Terdha Narla is a recent graduate from the Department of Pharmacology’s Master’s program at the University of Vermont. She has a bachelor’s degree in pharmacy from India, where she worked on formulation and evaluation of tablets. Due to her interest in brain chemistry and associated disorders, she joined Dr. Yangguang Ou’s group where she worked for two years developing electrochemical tools that can be used to detect and monitor molecules of importance in neuronal signaling and gut-brain communication. While in the Ou lab, she co-authored two peer-reviewed publications, presented at regional and international conferences, and developed her writing skills.

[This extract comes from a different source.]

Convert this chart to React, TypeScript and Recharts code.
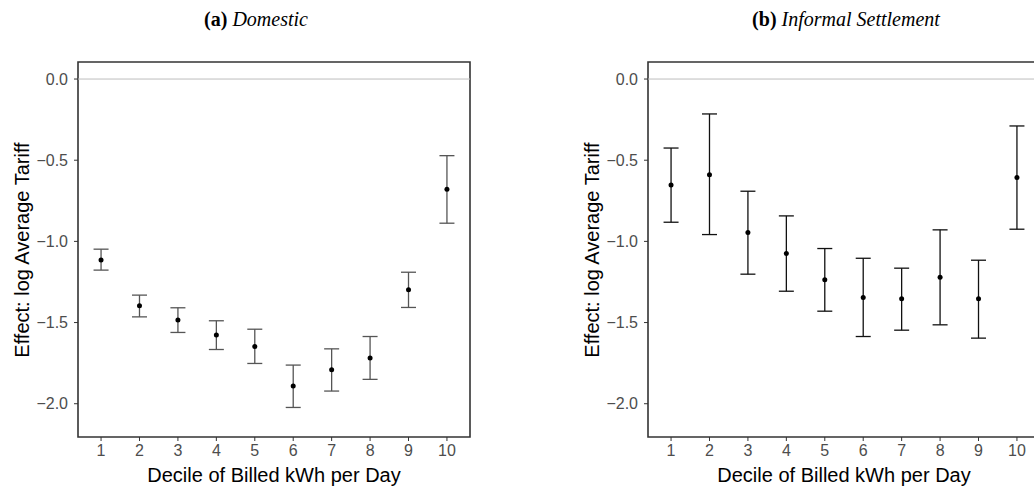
import React from 'react';
import { ComposedChart, Scatter, ErrorBar, XAxis, YAxis, ReferenceLine, ReferenceArea } from 'recharts';

// deciles 1..10
const deciles = [1, 2, 3, 4, 5, 6, 7, 8, 9, 10];
const xTicks = [1, 2, 3, 4, 5, 6, 7, 8, 9, 10];
const yTicks = [0, -0.5, -1, -1.5, -2];

// (a) Domestic: estimate, lower CI, upper CI
const domesticEst = [-1.114, -1.397, -1.485, -1.577, -1.647, -1.891, -1.791, -1.719, -1.298, -0.679];
const domesticLow = [-1.177, -1.465, -1.561, -1.666, -1.752, -2.023, -1.922, -1.85, -1.407, -0.888];
const domesticHigh = [-1.048, -1.331, -1.409, -1.489, -1.541, -1.762, -1.662, -1.586, -1.19, -0.472];

// (b) Informal Settlement
const informalEst = [-0.652, -0.589, -0.946, -1.075, -1.237, -1.346, -1.354, -1.221, -1.354, -0.607];
const informalLow = [-0.882, -0.958, -1.202, -1.307, -1.43, -1.586, -1.547, -1.514, -1.596, -0.925];
const informalHigh = [-0.425, -0.215, -0.691, -0.843, -1.044, -1.104, -1.165, -0.929, -1.116, -0.289];

const X_DOMAIN: [number, number] = [0.4, 10.6];
const Y_DOMAIN: [number, number] = [-2.205, 0.105];

const buildRows = (est: number[], low: number[], high: number[]) =>
  deciles.map((d, i) => ({ x: d, y: est[i], err: [est[i] - low[i], high[i] - est[i]] }));

const domesticRows = buildRows(domesticEst, domesticLow, domesticHigh);
const informalRows = buildRows(informalEst, informalLow, informalHigh);

const SANS = '"Liberation Sans", Arial, sans-serif';
const tickStyle = { fill: '#4d4d4d' };
const axisTitle: React.CSSProperties = {
  position: 'absolute',
  fontFamily: SANS,
  fontSize: 20,
  color: '#000',
  whiteSpace: 'nowrap',
  lineHeight: '20px',
};

const Dot = (props: any) => <circle cx={props.cx} cy={props.cy} r={2.5} fill="#000" />;

const Panel = ({ rows, left, barColor }: { rows: any[]; left: number; barColor: string }) => (
  <div style={{ position: 'absolute', left, top: 0, fontFamily: SANS, fontSize: 16 }}>
    <ComposedChart width={480} height={489} margin={{ top: 62, right: 10, left: 0, bottom: 22 }}>
      <XAxis
        dataKey="x"
        type="number"
        domain={X_DOMAIN}
        ticks={xTicks}
        tick={tickStyle}
        fontSize={16}
        tickSize={4}
        tickMargin={4}
        axisLine={false}
        tickLine={{ stroke: '#333' }}
        height={30}
        allowDataOverflow
      />
      <YAxis
        type="number"
        domain={Y_DOMAIN}
        ticks={yTicks}
        tick={tickStyle}
        fontSize={16}
        tickFormatter={(v: number) => (v === 0 ? '0.0' : v.toFixed(1).replace('-', '\u2212'))}
        tickSize={4}
        tickMargin={6}
        axisLine={false}
        tickLine={{ stroke: '#333' }}
        width={78}
        allowDataOverflow
      />
      <ReferenceLine y={0} stroke="#bdbdbd" strokeWidth={1} />
      <Scatter data={rows} dataKey="y" shape={<Dot />} isAnimationActive={false}>
        <ErrorBar dataKey="err" direction="y" width={7.5} stroke={barColor} strokeWidth={1.3} />
      </Scatter>
      <ReferenceArea
        x1={X_DOMAIN[0]}
        x2={X_DOMAIN[1]}
        y1={Y_DOMAIN[0]}
        y2={Y_DOMAIN[1]}
        fill="none"
        fillOpacity={0}
        stroke="#333"
        strokeWidth={1.6}
        ifOverflow="visible"
      />
    </ComposedChart>
  </div>
);

const titleStyle: React.CSSProperties = {
  position: 'absolute',
  top: 8,
  fontFamily: '"Liberation Serif", "Times New Roman", serif',
  fontSize: 20,
  lineHeight: '22px',
  color: '#000',
  whiteSpace: 'nowrap',
  transform: 'translateX(-50%)',
};

export default function App() {
  return (
    <div style={{ position: 'absolute', left: 0, top: 0, width: 1034, height: 489, overflow: 'hidden', background: '#fff' }}>
      <div style={{ ...titleStyle, left: 256 }}>
        <b>(a)</b> <i>Domestic</i>
      </div>
      <div style={{ ...titleStyle, left: 846 }}>
        <b>(b)</b> <i>Informal Settlement</i>
      </div>

      <Panel rows={domesticRows} left={0} barColor="#555" />
      <Panel rows={informalRows} left={570} barColor="#111" />

      <div style={{ ...axisTitle, left: 22, top: 250, transform: 'translate(-50%, -50%) rotate(-90deg)' }}>
        Effect: log Average Tariff
      </div>
      <div style={{ ...axisTitle, left: 592, top: 250, transform: 'translate(-50%, -50%) rotate(-90deg)' }}>
        Effect: log Average Tariff
      </div>
      <div style={{ ...axisTitle, left: 274, top: 465, transform: 'translateX(-50%)' }}>
        Decile of Billed kWh per Day
      </div>
      <div style={{ ...axisTitle, left: 844, top: 465, transform: 'translateX(-50%)' }}>
        Decile of Billed kWh per Day
      </div>
    </div>
  );
}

In addition to these research endeavors, Terdha has demonstrated a commitment to education and mentorship as a graduate teaching assistant, guiding undergraduate students in biology and neuroscience courses. Additionally, she has exhibited leadership by serving as the secretary and vice president of two graduate student-led clubs. Terdha is driven to learn new techniques and better understand brain physiology and neuropathogenesis. She aims to contribute to therapeutics and diagnostic tool development.